Does the public want the police to know and understand the laws they must enforce? How about knowing the difference between a battered spouse charging out the front door towards officers and the same actions by a fully armed murderer? What about carefully studying the different scenarios between a full-blown threat and a victim seeking help when the physical actions may initially be very similar?
Make no mistake, this country lives and dies because of the expertise and experience of the working people of law enforcement who learn and then know what to do. People dial 9-1-1 because they know they need someone else to physically do something for them that they cannot do themselves.
People sometimes call the police when they are afraid of something they cannot see outside their door or their situation is critically urgent because they face a real and present danger; either way, there are trained police professionals to respond. (Whether there are enough officers on staff to field the calls is a completely separate issue.)

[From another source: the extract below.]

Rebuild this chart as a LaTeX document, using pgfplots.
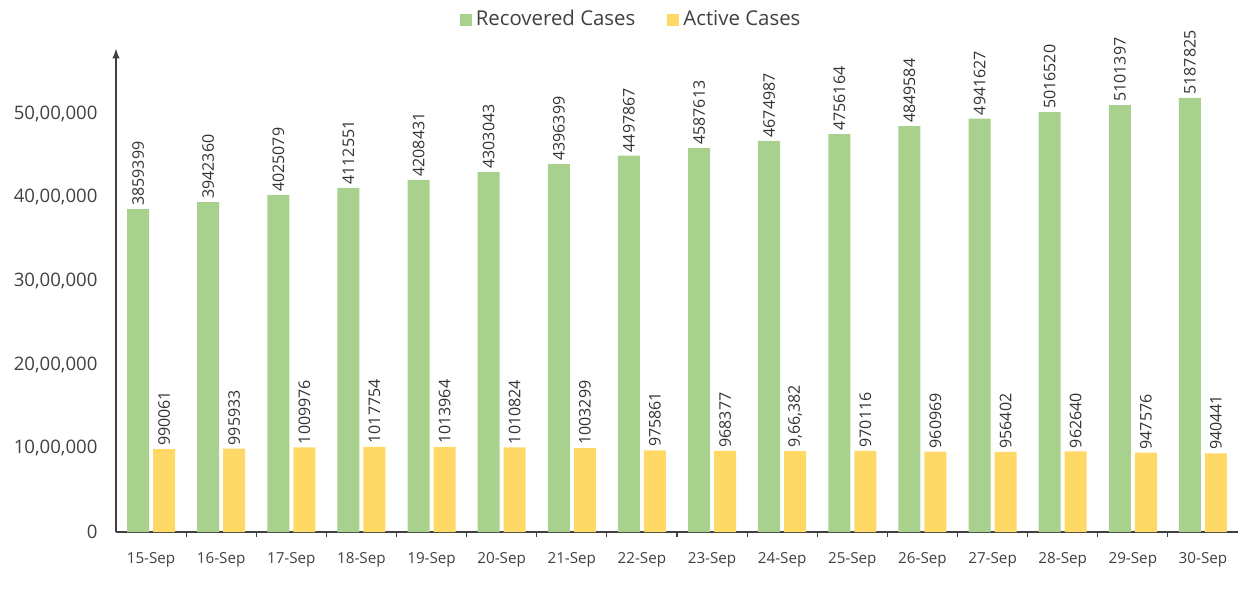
\documentclass[border=0pt]{standalone}
\usepackage{pgfplots}
\pgfplotsset{compat=1.18}
\usepackage{pgfplotstable}
\usepackage{fontspec}
\setmainfont{Open Sans}
\definecolor{recg}{HTML}{A9D18E}
\definecolor{acty}{HTML}{FFD966}
\definecolor{axgray}{HTML}{404040}
\definecolor{txt}{HTML}{404040}

\pgfplotstableread{
x y lab
0 3859399 3859399
1 3942360 3942360
2 4025079 4025079
3 4112551 4112551
4 4208431 4208431
5 4303043 4303043
6 4396399 4396399
7 4497867 4497867
8 4587613 4587613
9 4674987 4674987
10 4756164 4756164
11 4849584 4849584
12 4941627 4941627
13 5016520 5016520
14 5101397 5101397
15 5187825 5187825
}\recoveredtab

\pgfplotstableread{
x y lab
0 990061 990061
1 995933 995933
2 1009976 1009976
3 1017754 1017754
4 1013964 1013964
5 1010824 1010824
6 1003299 1003299
7 975861 975861
8 968377 968377
9 966382 9,66,382
10 970116 970116
11 960969 960969
12 956402 956402
13 962640 962640
14 947576 947576
15 940441 940441
}\activetab

\begin{document}
\begin{tikzpicture}
\useasboundingbox (-58pt,-29pt) rectangle (562pt,266pt);
\begin{axis}[
  scale only axis,
  width=561pt, height=241.7pt,
  xmin=-0.5, xmax=15.5,
  ymin=0, ymax=5777000,
  axis x line=bottom,
  axis y line=left,
  x axis line style={-, axgray, line width=0.7pt},
  y axis line style={-latex, axgray, line width=0.7pt},
  xtick={0,...,15},
  xticklabels={15-Sep,16-Sep,17-Sep,18-Sep,19-Sep,20-Sep,21-Sep,22-Sep,23-Sep,24-Sep,25-Sep,26-Sep,27-Sep,28-Sep,29-Sep,30-Sep},
  minor xtick={0.5,1.5,...,14.5},
  major x tick style={draw=none},
  minor x tick style={axgray, line width=0.6pt},
  minor tick length=2.5pt,
  tick align=outside,
  ytick={0,1000000,2000000,3000000,4000000,5000000},
  yticklabels={0,{10,00,000},{20,00,000},{30,00,000},{40,00,000},{50,00,000}},
  ytick style={draw=none},
  scaled y ticks=false,
  xticklabel style={font=\fontsize{7.6}{9}\selectfont, text=txt, yshift=-2.5pt},
  yticklabel style={font=\fontsize{9.3}{11}\selectfont, text=txt, xshift=-1.5pt},
  legend style={at={(axis description cs:0.46,1.06)}, anchor=center, draw=none, fill=none,
    legend columns=2, font=\fontsize{10.2}{12}\selectfont, text=txt,
    /tikz/every even column/.append style={column sep=14pt}},
  legend image code/.code={\fill[#1] (0pt,-3pt) rectangle (6pt,3pt);},
  nodes near coords={\pgfplotspointmeta},
  point meta=explicit symbolic,
]
\addplot[ybar, bar width=11pt, bar shift=-6.5pt, fill=recg, draw=none,
  every node near coord/.style={xshift=-6.5pt, rotate=90, anchor=west, inner sep=1.5pt,
    font=\fontsize{8}{9}\selectfont, text=black!80}]
  table[x=x, y=y, meta=lab] {\recoveredtab};
\addlegendentry{Recovered Cases}
\addplot[ybar, bar width=11pt, bar shift=6.5pt, fill=acty, draw=none,
  every node near coord/.style={xshift=6.5pt, rotate=90, anchor=west, inner sep=1.5pt,
    font=\fontsize{8}{9}\selectfont, text=black!80}]
  table[x=x, y=y, meta=lab] {\activetab};
\addlegendentry{Active Cases}
\end{axis}
\end{tikzpicture}
\end{document}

The reason they know how to handle the imminent threat is due to training. If they have real, live scenario-based training as a foundation for their real, live on-the-job experience, the outcome is guaranteed. Professional discernment. These professionals are also trained to give up the thing they treasure most, their very life, to protect. It’s not just heart or caring or being raised by good parents. It’s called police training.
The police haters are full of the regular name-calling and false narratives, but one regularly, casually flung insult is that officers have no training or education. And while this is extraordinarily false, when it’s time to provide avant-garde, cutting edge training that would create and build trust in officer training, standards, and education, George Soros contributes a half-million dollars to a campaign in Austin to kill a training and staffing ballot proposition.
And it’s not just the liberal democrats who are in on this blame/block scam. Years ago, the legislature changed the name of the Texas Commission on Law Enforcement, Officer Standards and Education to the Texas Commission on Law Enforcement, TCOLE. By simply eliminating officer standards and education, the government chose its official focus. And it wasn’t standards and education.
Currently, the government’s solution to training is having officers sitting in classes listening to lectures, headed home with old-fashioned copies of handouts about arcane subject matter. Instead, what is actually desperately needed for both the officer and the profession is newly crafted, repetitive skills-based training that officers need to become proficient in decision making, leadership, lifesaving, and use of force.
Last session, it was Republican lawmakers touting the, once a decade, TCOLE Sunset bill that would have given the state agency broad investigatory and ultimate disciplinary power over officers and their licenses but not a red cent toward restructuring the failing training and education components of the agency originally tasked with being the tip of the sword of Texas law enforcement training.
Wouldn’t those seeking police reform want more training? Not if the final solution is to destroy the trust in law enforcement professionalism.
Wouldn’t Democratic politicians, who are spending trillions of taxpayer dollars on everything under the sun, want the best-qualified police in the world? Not if it restores trust in the police and takes away a red herring issue that does well in the polls.
Wait! But wouldn’t the Republican politicians who openly back the blue and use the police issue as a political wedge go out of their way to support world-class police training? Not if it will create a professional class worker that demands respect, workplace rights, higher wages, and a decent retirement…all of which have been perennial targets of the party.
Ultimately the voting citizens are going to have to join with us in holding the line when it comes to professional standards, training, and education. A rising crime wave, the absence of police recruits, and the massive retirement and relocation of experienced officers should send the signal to the public that the only way back to safe communities is to redesign police departments with the best training possible.
When citizens force politicians to realign their priorities, then public trust, lower crime, and new recruits will follow those decisions.